Consultations and Relationships with Other Agencies.

Because GAO's mission, goals, and objectives are to support the 
Congress in its decision making, GAO consulted with Members and their 
staff in drafting this updated strategic plan and continued to seek 
their views as the plan evolved. The feedback from those consultations 
allowed GAO to make adjustments to its planned work so that it better 
serves the Congress's institutional interests. While GAO will continue 
to respond to congressional requests for work much as it always has, it 
expects that its plan will help it to be more efficient and effective 
in meeting those requests because it will be better able to anticipate 
congressional needs and deploy its resources accordingly.

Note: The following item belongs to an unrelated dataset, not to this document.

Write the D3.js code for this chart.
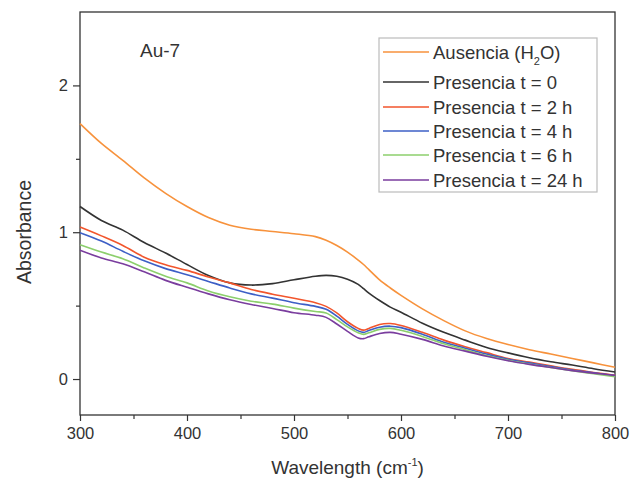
<!DOCTYPE html>
<html>
<head>
<meta charset="utf-8">
<script src="https://cdn.jsdelivr.net/npm/d3@7"></script>
<style>
  body { margin: 0; background: #fff; }
  text { font-family: "Liberation Sans", Arial, sans-serif; fill: #333; }
</style>
</head>
<body>
<div id="chart"></div>
<script>
// wavelengths (nm) and absorbance
let wavelength = [300, 320, 340, 360, 380, 400, 420, 440, 460, 480, 500, 520, 530, 540, 550, 560, 565, 570, 580, 590, 600, 620, 640, 660, 680, 700, 720, 740, 760, 780, 800];

let ausencia = [1.74, 1.605, 1.49, 1.37, 1.265, 1.175, 1.10, 1.048, 1.02, 1.005, 0.99, 0.97, 0.946, 0.91, 0.865, 0.81, 0.78, 0.745, 0.675, 0.62, 0.57, 0.478, 0.398, 0.328, 0.276, 0.235, 0.20, 0.17, 0.14, 0.11, 0.08];
let t0  = [1.175, 1.08, 1.014, 0.93, 0.858, 0.78, 0.705, 0.655, 0.64, 0.65, 0.676, 0.70, 0.706, 0.70, 0.68, 0.645, 0.615, 0.585, 0.535, 0.49, 0.455, 0.38, 0.318, 0.265, 0.215, 0.178, 0.145, 0.118, 0.095, 0.07, 0.048];
let t2  = [1.035, 0.975, 0.91, 0.83, 0.778, 0.74, 0.695, 0.655, 0.61, 0.578, 0.55, 0.52, 0.495, 0.45, 0.39, 0.345, 0.333, 0.345, 0.372, 0.378, 0.365, 0.318, 0.265, 0.22, 0.18, 0.14, 0.115, 0.09, 0.066, 0.045, 0.025];
let t4  = [0.997, 0.94, 0.87, 0.805, 0.752, 0.71, 0.665, 0.62, 0.58, 0.551, 0.52, 0.495, 0.475, 0.428, 0.372, 0.328, 0.318, 0.33, 0.353, 0.36, 0.35, 0.305, 0.25, 0.21, 0.17, 0.135, 0.11, 0.085, 0.062, 0.042, 0.022];
let t6  = [0.915, 0.865, 0.82, 0.757, 0.70, 0.655, 0.60, 0.56, 0.53, 0.51, 0.483, 0.46, 0.45, 0.405, 0.355, 0.315, 0.304, 0.315, 0.338, 0.345, 0.332, 0.29, 0.24, 0.20, 0.16, 0.128, 0.102, 0.078, 0.056, 0.036, 0.016];
let t24 = [0.877, 0.825, 0.785, 0.73, 0.672, 0.625, 0.58, 0.54, 0.508, 0.481, 0.452, 0.435, 0.42, 0.375, 0.325, 0.28, 0.275, 0.288, 0.31, 0.318, 0.305, 0.27, 0.225, 0.19, 0.155, 0.125, 0.10, 0.078, 0.057, 0.04, 0.025];

let seriesNames = ["Ausencia", "Presencia t = 0", "Presencia t = 2 h", "Presencia t = 4 h", "Presencia t = 6 h", "Presencia t = 24 h"];
let seriesColors = ["#f7923c", "#333333", "#f2552c", "#3d5fc6", "#8ccf6c", "#7a3d9e"];
let seriesValues = [ausencia, t0, t2, t4, t6, t24];

let xTicks = [300, 400, 500, 600, 700, 800];
let yTicks = [0, 1, 2];

//setup SVG container
let svgWidth = 644;
let svgHeight = 486;
let margin = { top: 12, right: 29, bottom: 71, left: 80 };
let bodyWidth = svgWidth - margin.left - margin.right;
let bodyHeight = svgHeight - margin.top - margin.bottom;

let svg = d3.select("#chart").append("svg")
            .attr("width", svgWidth)
            .attr("height", svgHeight);

let chartGroup = svg.append("g")
                    .attr("transform", `translate(${margin.left},${margin.top})`);

// scales
let xScale = d3.scaleLinear().domain([300, 800]).range([0, bodyWidth]);
let yScale = d3.scaleLinear().domain([-0.245, 2.5]).range([bodyHeight, 0]);

// minor ticks
let bottomMinor = d3.axisBottom(xScale).tickValues(d3.range(350, 800, 100)).tickSize(4).tickFormat("");
let leftMinor = d3.axisLeft(yScale).tickValues([0.5, 1.5]).tickSize(4).tickFormat("");

// major axes
let bottomAxis = d3.axisBottom(xScale).tickValues(xTicks).tickSize(6).tickPadding(6).tickFormat(d3.format("d"));
let leftAxis = d3.axisLeft(yScale).tickValues(yTicks).tickSize(7).tickPadding(5).tickFormat(d3.format("d"));

[bottomMinor, bottomAxis].forEach(ax => {
  chartGroup.append("g").attr("class", "axis")
            .attr("transform", `translate(0,${bodyHeight})`)
            .call(ax);
});
[leftMinor, leftAxis].forEach(ax => {
  chartGroup.append("g").attr("class", "axis").call(ax);
});

chartGroup.selectAll(".axis path").remove();
chartGroup.selectAll(".axis line").attr("stroke", "#333").attr("stroke-width", 1.2);
chartGroup.selectAll(".axis text").attr("font-size", "16.5px").attr("fill", "#333")
          .style("font-family", "'Liberation Sans', Arial, sans-serif");

// frame
chartGroup.append("rect")
          .attr("x", 0).attr("y", 0)
          .attr("width", bodyWidth).attr("height", bodyHeight)
          .attr("fill", "none").attr("stroke", "#333").attr("stroke-width", 1.3);

// lines
let lineGen = d3.line()
                .x((d, i) => xScale(wavelength[i]))
                .y(d => yScale(d))
                .curve(d3.curveCatmullRom.alpha(0.5));

seriesValues.forEach((vals, k) => {
  chartGroup.append("path")
            .datum(vals)
            .attr("d", lineGen)
            .attr("fill", "none")
            .attr("stroke", seriesColors[k])
            .attr("stroke-width", 1.6);
});

// axis titles
svg.append("text")
   .attr("x", margin.left + bodyWidth / 2)
   .attr("y", 474)
   .attr("text-anchor", "middle")
   .attr("font-size", "19px")
   .html('Wavelength (cm<tspan dy="-8" font-size="11px">-1</tspan><tspan dy="8">)</tspan>');

svg.append("text")
   .attr("transform", "translate(31,232) rotate(-90)")
   .attr("text-anchor", "middle")
   .attr("font-size", "19.5px")
   .text("Absorbance");

// sample label
chartGroup.append("text")
          .attr("x", 60).attr("y", 45)
          .attr("font-size", "19px")
          .text("Au-7");

// legend
let legend = svg.append("g").attr("transform", "translate(379,38)");
legend.append("rect")
      .attr("width", 218).attr("height", 154)
      .attr("fill", "#fff").attr("stroke", "#bbb").attr("stroke-width", 1.2);

let rowY = [14, 44, 69, 93, 117, 142];
seriesNames.forEach((name, k) => {
  let g = legend.append("g").attr("transform", `translate(0,${rowY[k]})`);
  g.append("line")
   .attr("x1", 4).attr("x2", 50)
   .attr("y1", 0).attr("y2", 0)
   .attr("stroke", seriesColors[k]).attr("stroke-width", 1.6);
  let t = g.append("text")
           .attr("x", 54).attr("y", 6.5)
           .attr("font-size", "18.5px");
  if (k === 0) {
    t.html('Ausencia (H<tspan dy="6" font-size="11px">2</tspan><tspan dy="-6">O)</tspan>');
  } else {
    t.text(name);
  }
});
</script>
</body>
</html>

Although GAO is unique in the scope of its activities to support the 
Congress and to improve the performance and accountability of 
government, it works closely with other members of the accountability 
community. Each member of this community has different roles, 
responsibilities, and expertise, but collectively, they advance the 
principles of good government through a variety of activities. To take 
advantage of opportunities to work collaboratively, GAO continues to 
ensure that its work complements the efforts of others and that 
crosscutting goals are mutually reinforcing and efficiently 
implemented. As part of GAO's periodic meetings and other interactions, 
it consulted with key members of the accountability community, 
including the inspectors general, the chief financial officers, the 
heads of state audit agencies, and the executives of other nations' 
audit agencies. GAO also shared a draft of this plan with them. In 
addition, GAO consulted and shared the draft with officials from the 
Office of Management and Budget, the Congressional Budget Office, the 
Congressional Research Service, and other federal agencies. GAO also 
consulted with experts outside of government; including those on the 
Comptroller General's Advisory Board and Educators' Advisory Panel; and 
sought their views on a draft of this plan.